Prove $\lim\limits_{x \to \pm\infty}\dfrac{x^3+1}{x^2+1}=\infty$ by the definition.

Question

Problem

Prove $\lim\limits_{x \to \pm\infty}\dfrac{x^3+1}{x^2+1}=\infty$ by the definition.

Note:

The problem asks us to prove that, no matter $x \to +\infty$ or $x \to -\infty$, the limit is $\infty$,which may be $+\infty$ or $-\infty.$

Proof

$\forall M>0$,$\exists X=\max(1,M+1)>0, \forall|x|>X$： \begin{align*} \left|\frac{x^3+1}{x^2+1}\right|&=\left|x-\frac{x-1}{x^2+1}\right|\\&\geq |x|-\left|\frac{x-1}{x^2+1}\right|\\&\geq |x|-\frac{|x|+1}{x^2+1}\\&\geq |x|-\frac{x^2+1}{x^2+1}\\&=|x|-1\\&>X-1\\&\geq M. \end{align*}

Please verify the proof above.

Answer 1

Your proof is correct.

You may consider shorter proofs by using some simplifications.

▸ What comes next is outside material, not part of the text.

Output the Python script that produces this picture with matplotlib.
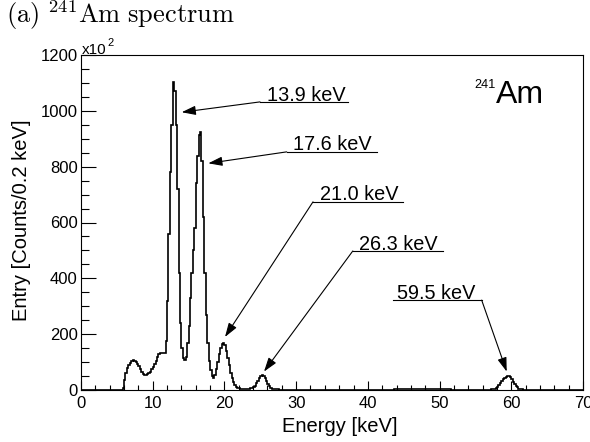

Since $x\to \infty $ we assume $x>1$

$$ \frac {x^3+1}{x^2+1} \ge\frac {x^3}{2x^2}=x/2$$

Answer 2

Your proof looks ok to me.

An option:

$x^3+1=(x+1)(x^2-x+1);$

$x^2+1<x^2+x =x(x+1)$, for $x >1$.

$\dfrac{(x+1)(x^2-x+1)}{x^2+1}>$

$\dfrac{(x+1)(x^2-x+1)}{x(x+1)}=$

$x-1+1/x >x-1.$

Answer 3

Possibly correct but unreadable.

Consider $$ \frac{x^3+1}{x^2+1}=x-\frac{x-1}{x^2+1}>x $$ whenever $x>1$.